The prospect of actually "finishing" physics could be a nightmare for those working in it.

I had a friend who was a brilliant pure mathematician, his teachers and friends agreed he fully deserved to do a PhD in complex analysis - but complex analysis was essentially done in the 19th century, there's just not a lot of research opportunities there.


I have a friend who is a professor with a PhD in complex analysis. Multivariable complex analysis (along with the theories of complex manifolds and analytic spaces) is very far from over.

Heck, one of the Millennium Problems (the Hodge conjecture) is in complex geometry (granted, in the more algebraically flavoured part of it).

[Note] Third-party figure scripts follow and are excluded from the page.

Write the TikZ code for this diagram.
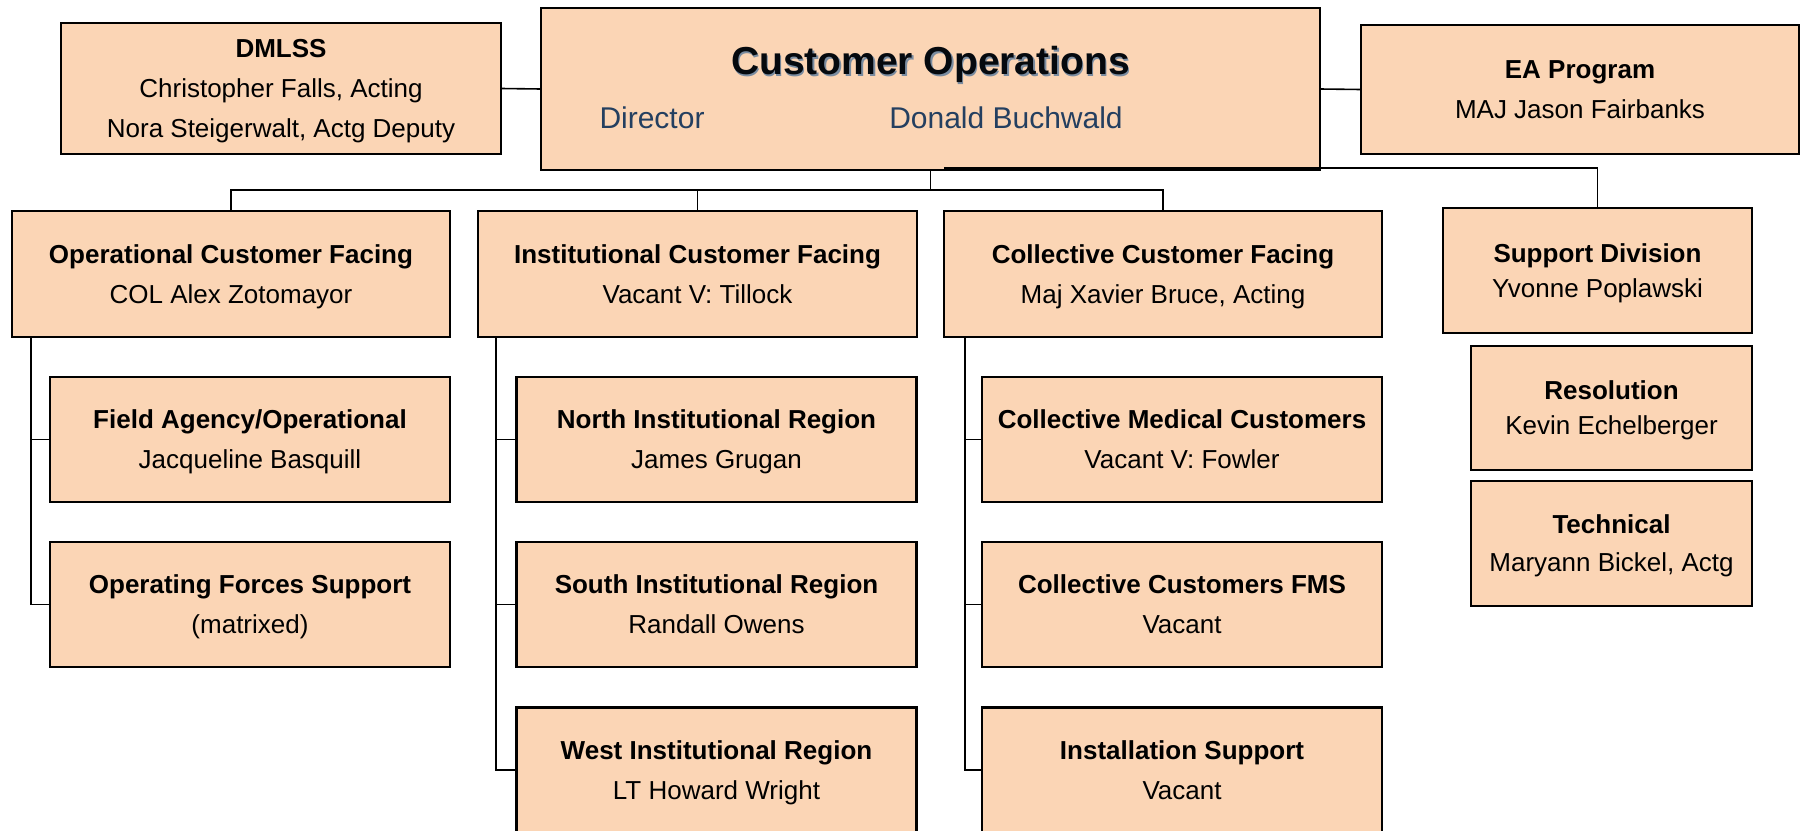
\documentclass[tikz,border=0pt]{standalone}
\usepackage{fontspec}
\setmainfont{Liberation Sans}
\definecolor{peach}{HTML}{FBD5B5}
\definecolor{navy}{HTML}{243F60}
\definecolor{inkshade}{HTML}{7A8CA0}
\tikzset{
  unit/.style = {draw=black, fill=peach, line width=2.5pt, align=center,
                 inner sep=0pt, outer sep=0pt, text depth=-2.5pt,
                 font=\fontsize{26}{40}\selectfont},
  subunit/.style = {unit, minimum width=400pt, minimum height=125pt},
  link/.style = {draw=black, line width=1.6pt}
}

\begin{document}
\begin{tikzpicture}[x=1pt, y=-1pt]
	\def \ca{250}    % column 1
	\def \cb{716.5}  % column 2
	\def \cc{1182}   % column 3
	\def \ra{439.5}  % row 1 of sub units
	\def \rb{604.5}
	\def \rc{770}
	\def \tx{19}     % offset of tree lines

	\useasboundingbox (0,0) rectangle (1806,830);
	\clip (0,0) rectangle (1806,830);

	% Top row
	\node[unit, minimum width=779pt, minimum height=162pt] (co) at (930.5,89) {};
	\node[font=\bfseries\fontsize{39}{40}\selectfont, text=inkshade] at (932,66) {Customer Operations};
	\node[font=\bfseries\fontsize{39}{40}\selectfont, text=black!85!navy] (cotitle) at (930.5,64.5) {Customer Operations};
	\node[font=\fontsize{30}{36}\selectfont, text=navy] (codir) at (652,118) {Director};
	\node[font=\fontsize{30}{36}\selectfont, text=navy] (coname) at (1006,118) {Donald Buchwald};

	\node[unit, minimum width=440pt, minimum height=131pt] (dmlss) at (281,88.5)
		{\textbf{DMLSS}\\Christopher Falls, Acting\\Nora Steigerwalt, Actg Deputy};
	\node[unit, minimum width=438pt, minimum height=129pt] (ea) at (1580,89.5)
		{\textbf{EA Program}\\MAJ Jason Fairbanks};

	% Divisions
	\node[unit, minimum width=438pt, minimum height=126pt] (ocf) at (231,274)
		{\textbf{Operational Customer Facing}\\COL Alex Zotomayor};
	\node[unit, minimum width=439pt, minimum height=126pt] (icf) at (697.5,274)
		{\textbf{Institutional Customer Facing}\\Vacant V: Tillock};
	\node[unit, minimum width=438pt, minimum height=126pt] (ccf) at (1163,274)
		{\textbf{Collective Customer Facing}\\Maj Xavier Bruce, Acting};

	% Support side
	\node[unit, minimum width=309pt, minimum height=125pt, font=\fontsize{26}{35}\selectfont] (sup) at (1597.5,270.5)
		{\textbf{Support Division}\\Yvonne Poplawski};
	\node[unit, minimum width=281pt, minimum height=124pt, font=\fontsize{26}{35}\selectfont] (res) at (1611.5,408)
		{\textbf{Resolution}\\Kevin Echelberger};
	\node[unit, minimum width=281pt, minimum height=125pt, font=\fontsize{26}{38}\selectfont] (tech) at (1611.5,543.5)
		{\textbf{Technical}\\Maryann Bickel, Actg};

	% Sub units
	\node[subunit] (fao) at (\ca,\ra) {\textbf{Field Agency/Operational}\\Jacqueline Basquill};
	\node[subunit] (ofs) at (\ca,\rb) {\textbf{Operating Forces Support}\\(matrixed)};

	\node[subunit] (nir) at (\cb,\ra) {\textbf{North Institutional Region}\\James Grugan};
	\node[subunit] (sir) at (\cb,\rb) {\textbf{South Institutional Region}\\Randall Owens};
	\node[subunit] (wir) at (\cb,\rc) {\textbf{West Institutional Region}\\LT Howard Wright};

	\node[subunit] (cmc) at (\cc,\ra) {\textbf{Collective Medical Customers}\\Vacant V: Fowler};
	\node[subunit] (fms) at (\cc,\rb) {\textbf{Collective Customers FMS}\\Vacant};
	\node[subunit] (ins) at (\cc,\rc) {\textbf{Installation Support}\\Vacant};

	% Connectors
	\coordinate (bus) at (930.5,190);
	\coordinate (supstart) at (944,168);
	\coordinate (ocfroot) at ([xshift=\tx pt]ocf.south west);
	\coordinate (icfroot) at ([xshift=18pt]icf.south west);
	\coordinate (ccfroot) at ([xshift=21pt]ccf.south west);

	\draw[link] (dmlss.east) -- (co.west);
	\draw[link] (co.east) -- (ea.west);
	\draw[link] (co.south) -- (bus);
	\draw[link] (ocf.north) |- (bus) -| (ccf.north);
	\draw[link] (icf.north) -- (icf.north |- bus);
	\draw[link] (supstart) -| (sup.north);

	\draw[link] (ocfroot) |- (fao.west);
	\draw[link] (ocfroot) |- (ofs.west);
	\draw[link] (icfroot) |- (nir.west);
	\draw[link] (icfroot) |- (sir.west);
	\draw[link] (icfroot) |- (wir.west);
	\draw[link] (ccfroot) |- (cmc.west);
	\draw[link] (ccfroot) |- (fms.west);
	\draw[link] (ccfroot) |- (ins.west);
\end{tikzpicture}
\end{document}
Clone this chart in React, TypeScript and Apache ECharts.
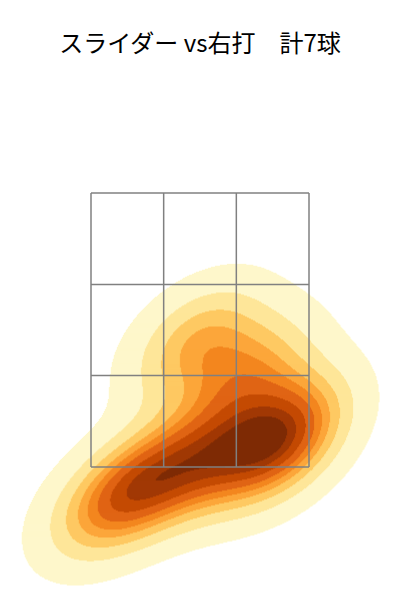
import React, { useEffect, useRef } from "react";
import * as echarts from "echarts";

// ---- data ----
const chartTitle = "スライダー vs右打　計7球";
// pitch locations (ft): horizontal position / height
const pitchX = [0.045, 0.305, 0.533, -0.318, -0.026, 0.494, -0.591];
const pitchY = [1.544, 2.172, 1.785, 1.42, 2.42, 1.609, 1.223];
// strike zone boundaries (3x3)
const zoneX = [-0.708, -0.236, 0.236, 0.708];
const zoneY = [1.5, 2.167, 2.833, 3.5];
// iso-proportion levels of the KDE (levels=10, thresh=0.05)
const isoProps = [0.05, 0.1556, 0.2611, 0.3667, 0.4722, 0.5778, 0.6833, 0.7889, 0.8944, 1.0];
const bandColors = [
  "#fef7cb",
  "#fee699",
  "#fec962",
  "#fca63a",
  "#f3861f",
  "#e06414",
  "#c44a03",
  "#a13804",
  "#7f2b05",
];

// ---- Gaussian KDE (Scott's rule) ----
function makeKde(xs: number[], ys: number[]) {
  const n = xs.length;
  const mx = xs.reduce((a, b) => a + b, 0) / n;
  const my = ys.reduce((a, b) => a + b, 0) / n;
  let sxx = 0, syy = 0, sxy = 0;
  for (let i = 0; i < n; i++) {
    sxx += (xs[i] - mx) ** 2;
    syy += (ys[i] - my) ** 2;
    sxy += (xs[i] - mx) * (ys[i] - my);
  }
  const f2 = Math.pow(n, -2 / 6);
  const a = (sxx / (n - 1)) * f2;
  const d = (syy / (n - 1)) * f2;
  const b = (sxy / (n - 1)) * f2;
  const det = a * d - b * b;
  const ia = d / det, id = a / det, ib = -b / det;
  return (x: number, y: number) => {
    let s = 0;
    for (let i = 0; i < n; i++) {
      const dx = x - xs[i];
      const dy = y - ys[i];
      s += Math.exp(-0.5 * (ia * dx * dx + 2 * ib * dx * dy + id * dy * dy));
    }
    return s;
  };
}

function computeLevels(dens: (x: number, y: number) => number) {
  const vals: number[] = [];
  for (let x = -3.0; x <= 3.0; x += 0.02) {
    for (let y = -1.5; y <= 4.5; y += 0.02) vals.push(dens(x, y));
  }
  vals.sort((p, q) => q - p);
  const total = vals.reduce((p, q) => p + q, 0);
  const cum: number[] = [];
  let c = 0;
  for (const v of vals) {
    c += v;
    cum.push(c / total);
  }
  return isoProps.map((p) => {
    const target = 1 - p;
    let lo = 0, hi = cum.length;
    while (lo < hi) {
      const mid = (lo + hi) >> 1;
      if (cum[mid] < target) lo = mid + 1;
      else hi = mid;
    }
    return vals[Math.min(lo, vals.length - 1)];
  });
}

function buildRuns(stepX: number, stepY: number) {
  const dens = makeKde(pitchX, pitchY);
  const levels = computeLevels(dens);
  const runs: number[][] = [];
  for (let y = 0.4; y <= 3.3; y += stepY) {
    let cur = -1, start = 0, last = 0;
    for (let x = -1.4; x <= 1.4 + 1e-9; x += stepX) {
      const v = dens(x, y);
      let band = -1;
      for (let k = 0; k < levels.length - 1; k++) if (v >= levels[k]) band = k;
      if (band !== cur) {
        if (cur >= 0) runs.push([start - stepX / 2, last + stepX / 2, y, cur]);
        cur = band;
        start = x;
      }
      last = x;
    }
    if (cur >= 0) runs.push([start - stepX / 2, last + stepX / 2, y, cur]);
  }
  return runs;
}

export default function App() {
  const ref = useRef<HTMLDivElement>(null);
  useEffect(() => {
    document.body.style.margin = "0";
    if (!ref.current) return;
    const chart = echarts.init(ref.current, undefined, { renderer: "svg" });
    const stepX = 0.0065;
    const stepY = 0.0073;
    const runs = buildRuns(stepX, stepY);

    const zoneLines: number[][] = [];
    zoneX.forEach((x) => zoneLines.push([x, zoneY[0], x, zoneY[zoneY.length - 1]]));
    zoneY.forEach((y) => zoneLines.push([zoneX[0], y, zoneX[zoneX.length - 1], y]));

    chart.setOption({
      animation: false,
      title: {
        text: chartTitle,
        left: "center",
        top: 24,
        textStyle: {
          fontSize: 24,
          fontWeight: "normal",
          color: "#000",
          fontFamily: '"Noto Sans CJK JP", "Noto Sans", sans-serif',
        },
      },
      grid: { left: 91, right: 91, top: 193, bottom: 133 },
      xAxis: { type: "value", min: zoneX[0], max: zoneX[3], show: false },
      yAxis: { type: "value", min: zoneY[0], max: zoneY[3], show: false },
      series: [
        {
          type: "custom",
          clip: false,
          silent: true,
          data: runs,
          encode: { x: [0, 1], y: 2 },
          renderItem: (params: any, api: any) => {
            const p0 = api.coord([api.value(0), api.value(2) + stepY / 2]);
            const p1 = api.coord([api.value(1), api.value(2) - stepY / 2]);
            return {
              type: "rect",
              shape: {
                x: p0[0] - 0.2,
                y: p0[1] - 0.3,
                width: p1[0] - p0[0] + 0.4,
                height: p1[1] - p0[1] + 0.6,
              },
              style: { fill: bandColors[api.value(3)] },
            };
          },
          z: 1,
        },
        {
          type: "custom",
          clip: false,
          silent: true,
          data: zoneLines,
          encode: { x: [0, 2], y: [1, 3] },
          renderItem: (params: any, api: any) => {
            const p0 = api.coord([api.value(0), api.value(1)]);
            const p1 = api.coord([api.value(2), api.value(3)]);
            return {
              type: "line",
              shape: { x1: p0[0], y1: p0[1], x2: p1[0], y2: p1[1] },
              style: { stroke: "#808080", lineWidth: 1.5 },
            };
          },
          z: 5,
        },
      ],
    });
    return () => chart.dispose();
  }, []);
  return <div ref={ref} style={{ width: 400, height: 600 }} />;
}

I can't really believe that this is the case, although I'm nowhere near being a mathematician. The very nature of knowledge is that every new understanding or discovery raises even more questions.

So complex analysis is pretty much done? Well, could the methods of complex analysis suggest analogical methods in other analytic fields? What work could be done at the intersection of complex analysis and X, when X is any other mathematical field? Also, I hear it is frequently useful in the solution of physical problems. There are many unsolved physical problems that could benefit from being reviewed from a complex analysis perspective.

> There's just not a lot of research opportunities

Maybe this is the crux of the matter; it is not that there is any lack f work still to be done in complex analysis, but there are few research areas in the field that can or are able to attract funding.


?? maths creates new problems to solve. Pick another field within it.


True but you’d hate to be the physicist that spent their career going down the wrong path only to see tomorrows physicists discover the big breakthroughs and the realization that your contribution will be sent to the dustbin of history.


Yah. Well, for most of us, the prospect of making a significant contribution to the sum of human knowledge is a faint prospect.

They say all political careers end in failure. Very few politicians die in the saddle, or simply retire. Most of them are destroyed. My guess is that most careers in science research end similarly; lots of career-length research projects fail to achieve their goals, and very few scientists get Nobels for world-changing discoveries.


> for most of us, the prospect of making a significant contribution to the sum of human knowledge is a faint prospect

Physicists are bright people with other options. They forewent those other options to have an increased chance at contributing to human understanding. I can empathize with the greater tragedy of their failure than that of e.g. a millionaire adtech founder.